Problem to solve>
Count the lines below that contain the word "Convert". Give only the number.

Task inputs>
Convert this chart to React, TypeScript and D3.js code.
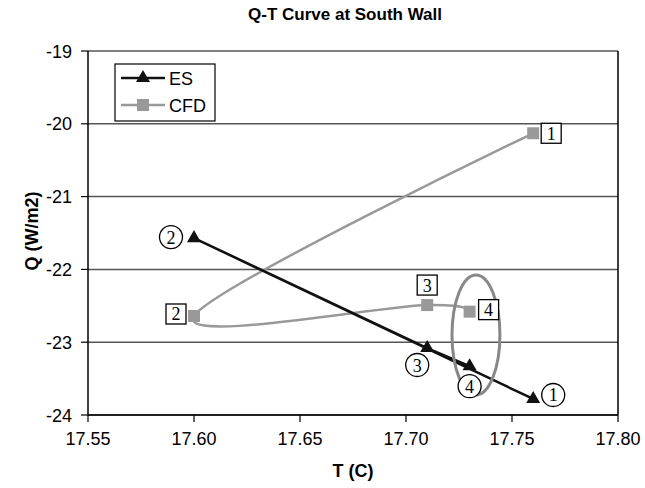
import React from "react";
import * as d3 from "d3";

const pointIds = ["1", "2", "3", "4"];
const esT = [17.76, 17.6, 17.71, 17.73];
const esQ = [-23.78, -21.57, -23.08, -23.33];
const cfdT = [17.76, 17.6, 17.71, 17.73];
const cfdQ = [-20.13, -22.64, -22.49, -22.58];
const xTicks = [17.55, 17.6, 17.65, 17.7, 17.75, 17.8];
const yTicks = [-19, -20, -21, -22, -23, -24];
// annotation ellipse in data units: centre T, centre Q, half-width T, half-height Q
const ellipseT = [17.733, 0.0113];
const ellipseQ = [-22.9, 0.824];

// label offsets (px) for numbered callouts
const esOffsets: [number, number][] = [[20, -4], [-23, -1], [-10, 17], [0, 20]];
const cfdOffsets: [number, number][] = [[18, 0], [-18, -2], [0, -20], [19, -2]];

const W = 645, H = 488;
const M = { left: 88, right: 618, top: 51, bottom: 415 };

export default function App() {
  const x = d3.scaleLinear().domain([17.55, 17.8]).range([M.left, M.right]);
  const y = d3.scaleLinear().domain([-24, -19]).range([M.bottom, M.top]);

  const esPts = esT.map((t, i) => [x(t), y(esQ[i])] as [number, number]);
  const cfdPts = cfdT.map((t, i) => [x(t), y(cfdQ[i])] as [number, number]);

  const straight = d3.line().curve(d3.curveLinear);
  const smooth = d3.line().curve(d3.curveCardinal.tension(0));
  const tri = d3.symbol().type(d3.symbolTriangle).size(85)();

  const font = "Arial, 'Liberation Sans', Helvetica, sans-serif";
  const serif = "'Times New Roman', 'Liberation Serif', serif";

  const ex = x(ellipseT[0]);
  const ey = y(ellipseQ[0]);
  const erx = x(ellipseT[0] + ellipseT[1]) - ex;
  const ery = y(ellipseQ[0] - ellipseQ[1]) - ey;

  return (
    <svg width={W} height={H} style={{ position: "absolute", left: 0, top: 0, background: "#fff" }} fontFamily={font}>
      <rect width={W} height={H} fill="#fff" />
      <text x={345} y={20} textAnchor="middle" fontWeight="bold" fontSize={17}>Q-T Curve at South Wall</text>

      {yTicks.map((v) => (
        <g key={v}>
          <line x1={M.left} x2={M.right} y1={y(v)} y2={y(v)} stroke="#555" strokeWidth={1.5} />
          <line x1={M.left - 7} x2={M.left} y1={y(v)} y2={y(v)} stroke="#000" strokeWidth={1.2} />
          <text x={72} y={y(v) + 6.5} textAnchor="end" fontSize={18}>{v}</text>
        </g>
      ))}
      {xTicks.map((v) => (
        <g key={v}>
          <line x1={x(v)} x2={x(v)} y1={M.bottom} y2={M.bottom + 7} stroke="#000" strokeWidth={1.2} />
          <text x={x(v)} y={445} textAnchor="middle" fontSize={18}>{v.toFixed(2)}</text>
        </g>
      ))}
      <line x1={M.left} x2={M.left} y1={M.top} y2={M.bottom} stroke="#000" strokeWidth={1.5} />
      <line x1={M.right} x2={M.right} y1={M.top} y2={M.bottom} stroke="#000" strokeWidth={1.5} />
      <line x1={M.left} x2={M.right} y1={M.bottom} y2={M.bottom} stroke="#000" strokeWidth={1.5} />

      <text x={353} y={477} textAnchor="middle" fontWeight="bold" fontSize={18}>T (C)</text>
      <text transform={`translate(38,${(M.top + M.bottom) / 2 - 2}) rotate(-90)`} textAnchor="middle" fontWeight="bold" fontSize={18}>Q (W/m2)</text>

      <path d={smooth(cfdPts) || ""} fill="none" stroke="#999" strokeWidth={2.5} />
      <path d={straight(esPts) || ""} fill="none" stroke="#111" strokeWidth={2.5} />

      {cfdPts.map(([px, py], i) => (
        <rect key={"c" + i} x={px - 6} y={py - 6} width={12} height={12} fill="#999" />
      ))}
      {esPts.map(([px, py], i) => (
        <path key={"e" + i} d={tri || ""} transform={`translate(${px},${py})`} fill="#111" />
      ))}

      <ellipse cx={ex} cy={ey} rx={erx} ry={ery} fill="none" stroke="#888" strokeWidth={3} />

      {esPts.map(([px, py], i) => (
        <g key={"el" + i} transform={`translate(${px + esOffsets[i][0]},${py + esOffsets[i][1]})`}>
          <circle r={11.5} fill="#fff" stroke="#000" strokeWidth={1.3} />
          <text y={6.5} textAnchor="middle" fontFamily={serif} fontSize={18}>{pointIds[i]}</text>
        </g>
      ))}
      {cfdPts.map(([px, py], i) => (
        <g key={"cl" + i} transform={`translate(${px + cfdOffsets[i][0]},${py + cfdOffsets[i][1]})`}>
          <rect x={-10} y={-10} width={20} height={20} fill="#fff" stroke="#000" strokeWidth={1.3} />
          <text y={6.5} textAnchor="middle" fontFamily={serif} fontSize={18}>{pointIds[i]}</text>
        </g>
      ))}

      <g>
        <rect x={115} y={64} width={100} height={57} fill="#fff" stroke="#000" strokeWidth={1.2} />
        <line x1={121} x2={165} y1={78} y2={78} stroke="#111" strokeWidth={2.5} />
        <path d={tri || ""} transform="translate(143,78)" fill="#111" />
        <text x={169} y={84.5} fontSize={18}>ES</text>
        <line x1={121} x2={165} y1={105} y2={105} stroke="#999" strokeWidth={2.5} />
        <rect x={137} y={99} width={12} height={12} fill="#999" />
        <text x={169} y={111.5} fontSize={18}>CFD</text>
      </g>
    </svg>
  );
}
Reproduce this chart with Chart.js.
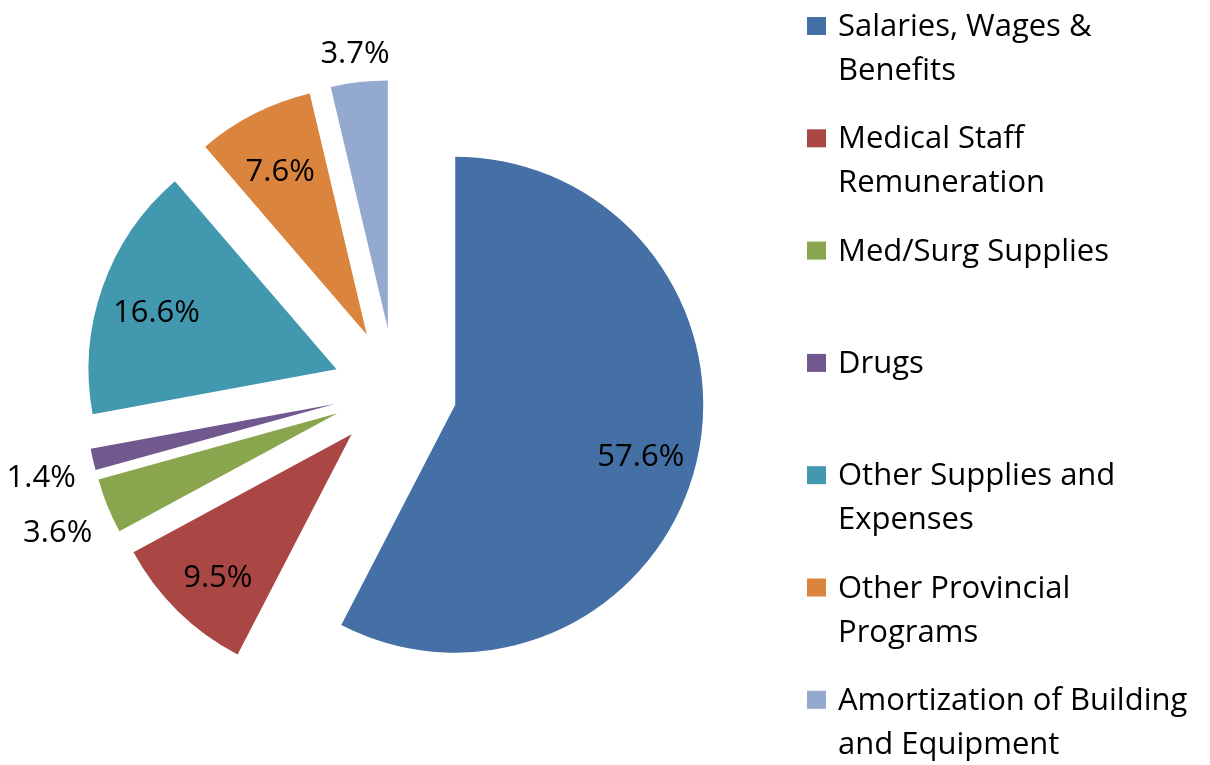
<!DOCTYPE html>
<html>
<head>
<meta charset="utf-8">
<title>Expense distribution</title>
<script src="https://cdn.jsdelivr.net/npm/chart.js@4.4.1/dist/chart.umd.min.js"></script>
<style>
    html, body { margin: 0; padding: 0; background: #fff; }
    canvas { display: block; }
</style>
</head>
<body>
<canvas id="chartGastos" width="1210" height="765"></canvas>
<script>
// ── Data ──
const categories = [
    ['Salaries, Wages &', 'Benefits'],
    ['Medical Staff', 'Remuneration'],
    ['Med/Surg Supplies'],
    ['Drugs'],
    ['Other Supplies and', 'Expenses'],
    ['Other Provincial', 'Programs'],
    ['Amortization of Building', 'and Equipment']
];
const shares = [57.6, 9.5, 3.6, 1.4, 16.6, 7.6, 3.7];
const sliceColors = ['#4470A6', '#AA4643', '#89A54E', '#71588F', '#4198AF', '#DB843D', '#93A9CF'];

// ── Look ──
const FONT = '31px "Open Sans", Lato, sans-serif';
const EXPLODE = 62;      // px each slice is pulled out
const RADIUS = 248;

// draw every arc shifted out along its bisector (uniform explode, like Excel)
const explodePlugin = {
    id: 'explode',
    beforeDatasetDraw(chart, args) {
        const ctx = chart.ctx;
        args.meta.data.forEach(arc => {
            const mid = (arc.startAngle + arc.endAngle) / 2;
            ctx.save();
            ctx.translate(Math.cos(mid) * EXPLODE, Math.sin(mid) * EXPLODE);
            arc.draw(ctx, chart.chartArea);
            ctx.restore();
        });
        return false;
    }
};

// percent labels: inside for big slices, outside end for small ones
const pctLabels = {
    id: 'pctLabels',
    afterDatasetsDraw(chart) {
        const ctx = chart.ctx;
        const meta = chart.getDatasetMeta(0);
        ctx.save();
        ctx.font = FONT;
        ctx.fillStyle = '#000';
        ctx.textAlign = 'center';
        ctx.textBaseline = 'alphabetic';
        const capH = ctx.measureText('0').actualBoundingBoxAscent;
        meta.data.forEach((arc, i) => {
            const v = shares[i];
            const txt = v.toFixed(1) + '%';
            const mid = (arc.startAngle + arc.endAngle) / 2;
            const dx = Math.cos(mid), dy = Math.sin(mid);
            const cx = arc.x + dx * EXPLODE, cy = arc.y + dy * EXPLODE;
            let dist;
            if (v >= 5) {
                dist = arc.outerRadius * 0.77;
            } else {
                const w = ctx.measureText(txt).width;
                dist = arc.outerRadius + 16 + Math.abs(dx) * w / 2 + Math.abs(dy) * 15;
            }
            ctx.fillText(txt, cx + dx * dist, cy + dy * dist + capH / 2 + 5);
        });
        ctx.restore();
    }
};

// legend on the right, multi-line entries
const sideLegend = {
    id: 'sideLegend',
    afterDraw(chart) {
        const ctx = chart.ctx;
        const colors = chart.data.datasets[0].backgroundColor;
        ctx.save();
        ctx.font = FONT;
        ctx.textAlign = 'left';
        ctx.textBaseline = 'alphabetic';
        chart.data.labels.forEach((lines, i) => {
            const base = 36 + i * 112.3;
            ctx.fillStyle = colors[i];
            ctx.fillRect(807, base - 19, 19, 18);
            ctx.fillStyle = '#000';
            lines.forEach((ln, j) => ctx.fillText(ln, 838, base + j * 44));
        });
        ctx.restore();
    }
};

new Chart(document.getElementById('chartGastos'), {
    type: 'pie',
    data: {
        labels: categories,
        datasets: [{
            data: shares,
            backgroundColor: sliceColors,
            borderWidth: 0
        }]
    },
    options: {
        responsive: false,
        animation: false,
        events: [],
        radius: RADIUS,
        layout: { padding: { top: 15, right: 420, left: 0, bottom: 0 } },
        plugins: {
            legend: { display: false },
            tooltip: { enabled: false }
        }
    },
    plugins: [explodePlugin, pctLabels, sideLegend]
});
</script>
</body>
</html>
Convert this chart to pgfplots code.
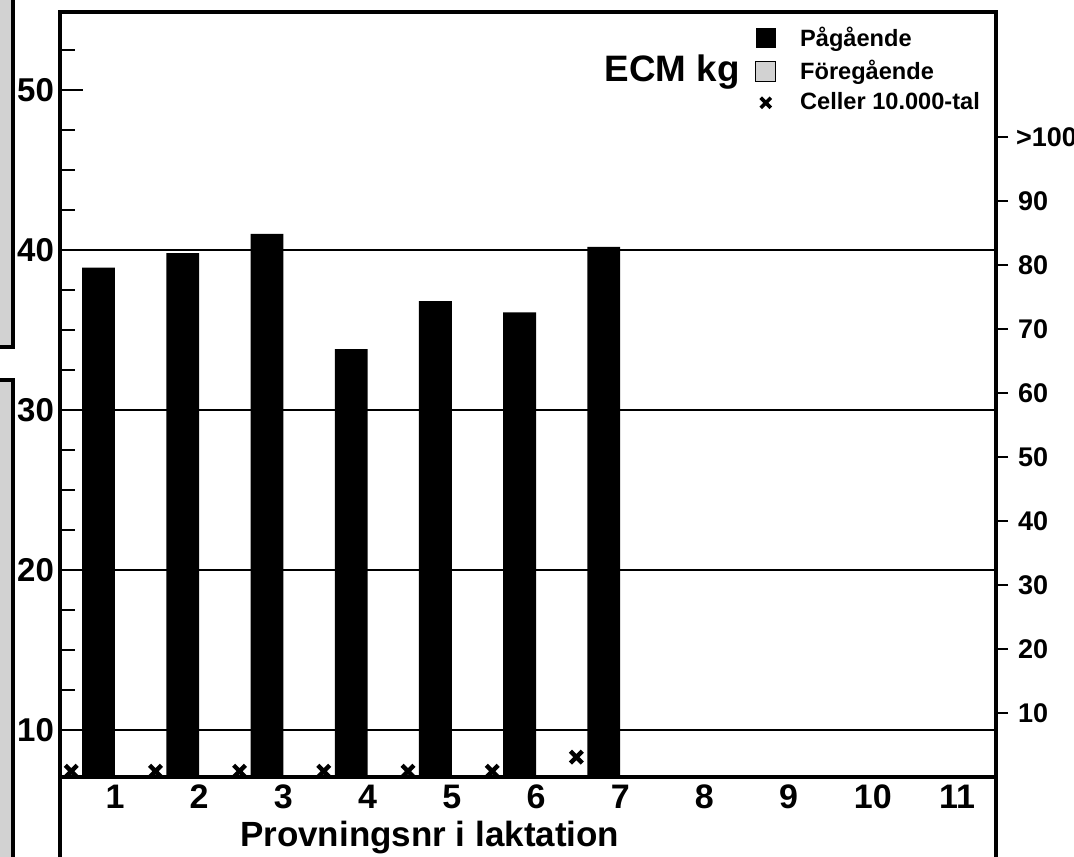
\documentclass[border=0pt]{standalone}
\usepackage{pgfplots}
\pgfplotsset{compat=1.18}
\usepackage{fontspec}
\setmainfont{Liberation Sans}
\newcommand\ff[1]{\fontsize{#1}{#1}\selectfont\bfseries}
\begin{document}
\begin{tikzpicture}
\useasboundingbox (0,0) rectangle (537pt,428pt);
% partial boxes at the left edge
\fill[gray!35] (-5pt,430pt) rectangle (6.5pt,254.5pt);
\draw[line width=2pt] (-5pt,254.5pt) -- (6.5pt,254.5pt) -- (6.5pt,430pt);
\fill[gray!35] (-5pt,238pt) rectangle (6.5pt,-2pt);
\draw[line width=2pt] (-5pt,238pt) -- (6.5pt,238pt) -- (6.5pt,-2pt);

\begin{axis}[name=main, at={(30pt,39.5pt)}, anchor=south west,
  scale only axis, width=468pt, height=382.5pt,
  xmin=0.347, xmax=11.463, ymin=7.06, ymax=54.875,
  /pgf/number format/assume math mode=true,
  axis line style={line width=2pt},
  xtick={1,...,11}, xtick style={draw=none},
  xticklabel style={font=\ff{17pt}, yshift=-0.5pt},
  ytick={10,20,30,40,50}, ytick pos=left,
  minor ytick={12.5,15,17.5,22.5,25,27.5,32.5,35,37.5,42.5,45,47.5,52.5},
  major tick length=11.5pt, minor tick length=7.5pt,
  tick style={line width=1pt, black},
  yticklabel style={font=\ff{16.5pt}, xshift=0.5pt},
  extra y ticks={10,20,30,40}, extra y tick labels={},
  extra y tick style={grid=major, major grid style={line width=0.8pt, black}},
  xlabel={Provningsnr i laktation},
  xlabel style={at={(axis description cs:0.395,0)}, anchor=base, yshift=-34.5pt, font=\ff{17.5pt}},
  legend style={draw=none, fill=none, font=\ff{11.8pt}, at={(axis description cs:0.7425,0.986)}, anchor=north west,
     row sep=1.2pt, inner sep=0pt, /tikz/every odd column/.append style={column sep=10pt}},
  legend cell align=left,
]
\addplot[ybar, bar width=0.39, bar shift=-0.195, fill=black, draw=none,
  legend image code/.code={\fill[black] (0pt,-5pt) rectangle (10pt,5pt);}]
  coordinates {(1,38.9) (2,39.8) (3,41.0) (4,33.8) (5,36.8) (6,36.1) (7,40.2)};
\addlegendentry{Pågående}
\addlegendimage{legend image code/.code={\filldraw[fill=gray!35, draw=black, line width=0.4pt] (0pt,-5pt) rectangle (10pt,5pt);}}
\addlegendentry{Föregående}
\addlegendimage{legend image code/.code={\draw[black, line width=1.8pt] plot[mark=x, mark size=3.6pt] coordinates {(5pt,0pt)};}}
\addlegendentry{Celler 10.000-tal}
\node[font=\ff{18.4pt}, anchor=base] at (axis description cs:0.654,0.9085) {ECM kg};
\end{axis}

\begin{axis}[at={(30pt,39.5pt)}, anchor=south west,
  scale only axis, width=468pt, height=382.5pt,
  xmin=0.347, xmax=11.463, ymin=0, ymax=119.5,
  /pgf/number format/assume math mode=true,
  axis x line=none, axis y line*=right,
  axis line style={line width=2pt},
  ytick={10,20,...,90}, extra y ticks={100}, extra y tick labels={\textgreater100},
  extra y tick style={yticklabel style={xshift=-1pt}},
  tick align=outside, major tick length=6pt,
  tick style={line width=1pt, black},
  yticklabel style={font=\ff{13.5pt}, xshift=1.5pt},
  clip=false,
]
\addplot[only marks, mark=x, mark size=4.2pt, line width=2.2pt, black]
  coordinates {(0.48,0.9) (1.48,0.9) (2.48,0.9) (3.48,0.9) (4.48,0.9) (5.48,0.9) (6.48,3.1)};
\end{axis}
\draw[line width=2pt] (main.south west) -- ++(0,-45pt);
\draw[line width=2pt] (main.south east) -- ++(0,-45pt);
\end{tikzpicture}
\end{document}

Complete answer>
2